René Célestin, der seit Beginn die Shows von Germanier organisiert, ist voll des Lobes für den Schweizer: «Er hat alles, was es für den Erfolg braucht: Er ist freundlich, seriös, pünktlich und exakt. Mit seinem Prinzip des Upcyclings liegt er voll im Trend. Und er ist schweizerisch geblieben.» Eine Dorfmusik, nein, das sei ihm noch bei keiner Show begegnet. «Aber hey, wie die spielen – ganz hohe Schule! Sie schaffen eine einmalige Stimmung.»

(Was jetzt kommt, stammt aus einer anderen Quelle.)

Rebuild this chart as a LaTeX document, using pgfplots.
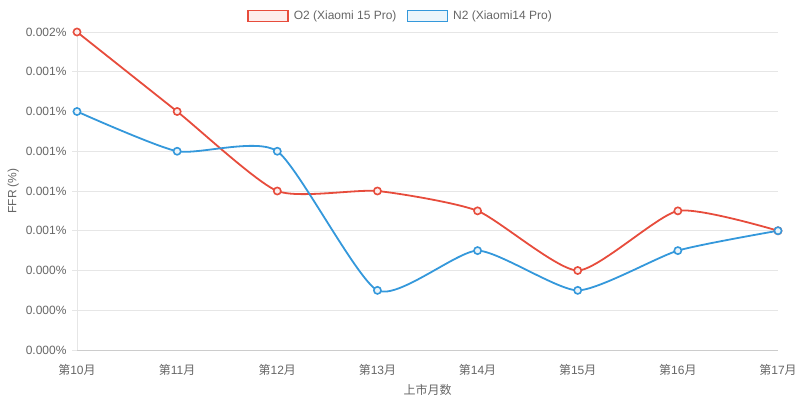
\documentclass[border=0pt]{standalone}
\usepackage{pgfplots}
\pgfplotsset{compat=1.18}
\usepackage{fontspec}
\setmainfont{Liberation Sans}
\newfontfamily\cjk{Noto Sans CJK SC}
\definecolor{txt}{HTML}{666666}
\definecolor{grd}{HTML}{E6E6E6}
\definecolor{axl}{HTML}{CCCCCC}
\definecolor{red1}{HTML}{E74C3C}
\definecolor{blue1}{HTML}{3498DB}
\definecolor{redf}{HTML}{FDEDEC}
\definecolor{bluef}{HTML}{EBF5FB}
\begin{document}
\begin{tikzpicture}[x=1pt,y=1pt]
\path[use as bounding box] (0,0) rectangle (800,401);
\begin{axis}[
  at={(77pt,51pt)}, anchor=south west,
  scale only axis, width=701pt, height=318pt,
  xmin=0, xmax=7, ymin=0, ymax=0.0016,
  scaled y ticks=false,
  xtick={0,1,2,3,4,5,6,7},
  xticklabels={{\cjk 第}10{\cjk 月},{\cjk 第}11{\cjk 月},{\cjk 第}12{\cjk 月},{\cjk 第}13{\cjk 月},{\cjk 第}14{\cjk 月},{\cjk 第}15{\cjk 月},{\cjk 第}16{\cjk 月},{\cjk 第}17{\cjk 月}},
  ytick={0,0.0002,0.0004,0.0006,0.0008,0.001,0.0012,0.0014,0.0016},
  yticklabels={0.000\%,0.000\%,0.000\%,0.001\%,0.001\%,0.001\%,0.001\%,0.001\%,0.002\%},
  ymajorgrids, grid style={grd, line width=0.8pt},
  axis x line*=bottom, axis y line*=left,
  x axis line style={axl, line width=0.8pt, -},
  y axis line style={grd, line width=0.8pt, -},
  xtick style={draw=none},
  ytick style={grd, line width=0.8pt},
  tick align=outside, major tick length=5pt,
  tick label style={txt, font=\fontsize{12}{14}\selectfont},
  xticklabel style={yshift=-6pt},
  yticklabel style={xshift=-2pt},
  xlabel={{\cjk 上市月数}},
  ylabel={FFR (\%)},
  label style={txt, font=\fontsize{12}{14}\selectfont},
  xlabel style={yshift=-2pt},
  ylabel style={yshift=0pt},
  legend columns=2,
  legend style={at={(0.5,1)}, anchor=center, xshift=-27pt, yshift=16pt, draw=none, fill=none,
    font=\fontsize{12}{14}\selectfont, text=txt,
    /tikz/every odd column/.append style={column sep=3pt},
    /tikz/every even column/.append style={column sep=8pt}},
  clip=false,
]
\addplot[red1, line width=1.8pt, smooth, tension=0.36,
  mark=*, mark size=3.6pt, mark options={fill=redf, draw=red1, line width=1.6pt},
  legend image code/.code={\draw[red1, line width=1.6pt, fill=redf] (0pt,-5.5pt) rectangle (40pt,5.5pt);}]
  coordinates {(0,0.0016) (1,0.0012) (2,0.0008) (3,0.0008) (4,0.0007) (5,0.0004) (6,0.0007) (7,0.0006)};
\addlegendentry{O2 (Xiaomi 15 Pro)}
\addplot[blue1, line width=1.8pt, smooth, tension=0.36,
  mark=*, mark size=3.6pt, mark options={fill=bluef, draw=blue1, line width=1.6pt},
  legend image code/.code={\draw[blue1, line width=1.6pt, fill=bluef] (0pt,-5.5pt) rectangle (40pt,5.5pt);}]
  coordinates {(0,0.0012) (1,0.0010) (2,0.0010) (3,0.0003) (4,0.0005) (5,0.0003) (6,0.0005) (7,0.0006)};
\addlegendentry{N2 (Xiaomi14 Pro)}
\end{axis}
\end{tikzpicture}
\end{document}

Von Arsène Duc fällt die Spannung erst am Abend richtig ab. Er, der selber internationale und nationale Titel als Dirigent in seinem Palmarès hat, wollte nur eines: «Es muss alles klappen, wir wollen, dass alles genau so ist, wie Kevin es sich vorgestellt hat. Wir sind hier für ihn und verdanken ihm diesen einmaligen Auftritt.» Auftrag erfüllt! Das wusste Duc, als sich der Vorhang im Théatre Libre um 16.49 Uhr schloss.